Achtung! Theodore Gray is a scientist trained in lab safety procedures. Do not attempt this experiment at home. For more information on Gray’s scientific pursuits, visit his website.

A few months ago I created a batch of these prank spoons as a gift for my friend and fellow element buff Oliver Sacks (author of Awakenings and Uncle Tungsten). I cast jewelers’ molding rubber around a fancy spoon to form the mold. Then I looked up the formula for an alloy that would melt at 140 degrees Fahrenheit, roughly the temperature of a cup of hot coffee, and found this one: 51 percent indium, 32.5 percent bismuth, and 16.5 percent tin.

After the spoon turns to a puddle at the bottom of the cup, you can pour off the liquid and touch the metal, feeling the weird sensation of it hardening around your fingertip.
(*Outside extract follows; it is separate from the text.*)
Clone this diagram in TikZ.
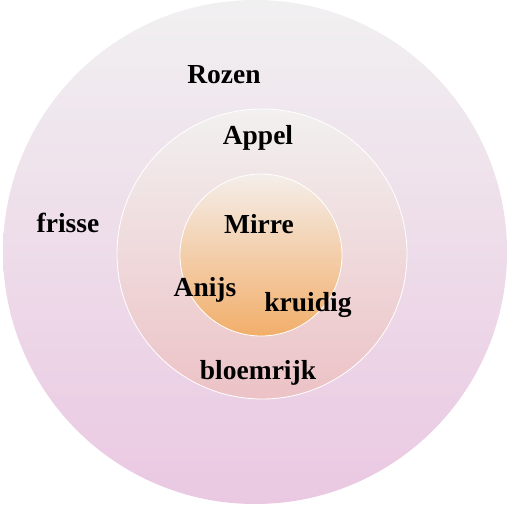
\documentclass[tikz,border=0pt]{standalone}
\usepackage{fontspec}
\setmainfont{Liberation Serif}
\usepackage{tikz}
\usetikzlibrary{positioning}

\definecolor{outertop}{RGB}{241,240,241}
\definecolor{outerbot}{RGB}{234,200,226}
\definecolor{midtop}{RGB}{242,240,240}
\definecolor{midbot}{RGB}{236,194,198}
\definecolor{innertop}{RGB}{244,238,234}
\definecolor{innerbot}{RGB}{242,174,106}

\begin{document}
\begin{tikzpicture}[x=1pt,y=1pt,
    ring/.style={circle,inner sep=0pt},
    word/.style={font=\fontsize{27.5}{30}\selectfont\bfseries,inner sep=0pt,text=black}]

  \useasboundingbox (0,0) rectangle (509,-504);

  \node[ring,minimum size=504,top color=outertop,bottom color=outerbot] (outer) at (255,-252) {};
  \node[ring,minimum size=290,top color=midtop,bottom color=midbot,draw=white,line width=0.8pt] (middle) at (262,-254) {};
  \node[ring,minimum size=162,top color=innertop,bottom color=innerbot,draw=white,line width=0.8pt] (inner) at (261,-255) {};

  \node[word] (rozen)  at (224,-75)  {Rozen};
  \node[word] (appel)  at (258,-138) {Appel};
  \node[word] (frisse) at (68,-223)  {frisse};
  \node[word] (mirre)  at (259,-224) {Mirre};
  \node[word] (anijs)  at (205,-290) {Anijs};
  \node[word] (kruid)  at (308,-305) {kruidig};
  \node[word] (bloem)  at (258,-373) {bloemrijk};
\end{tikzpicture}
\end{document}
When Sacks has used up all his spoons, he can easily recover the metal, melt it again over a cup of hot water, pour it into the mold, and make new ones—the trick-spoon circle of life.

So why can’t you buy the nontoxic prank utensils in toy stores, as you could the toxic versions of years past? Price. Indium costs about three times as much as silver. (I get mine from a bulk supplier in China.) Using gallium, you can make alloys that melt in lukewarm water, or even in your hand, but it’s more expensive than indium, and it tends to stain the glass and discolor skin. Unfortunately, no alloy replicates the low cost, bright shine, and non-stick fun of mercury. Too bad we know now that playing with it for too long can give you brain damage.

A person stirring hot water with a prank spoon that is melting.
A steaming cup of water liquefies the spoon in about 15 seconds—notice the puddle at the bottom of the cup. Charles Shotwell

This story has been updated. It was originally featured in the February 2005 issue of Popular Science magazine.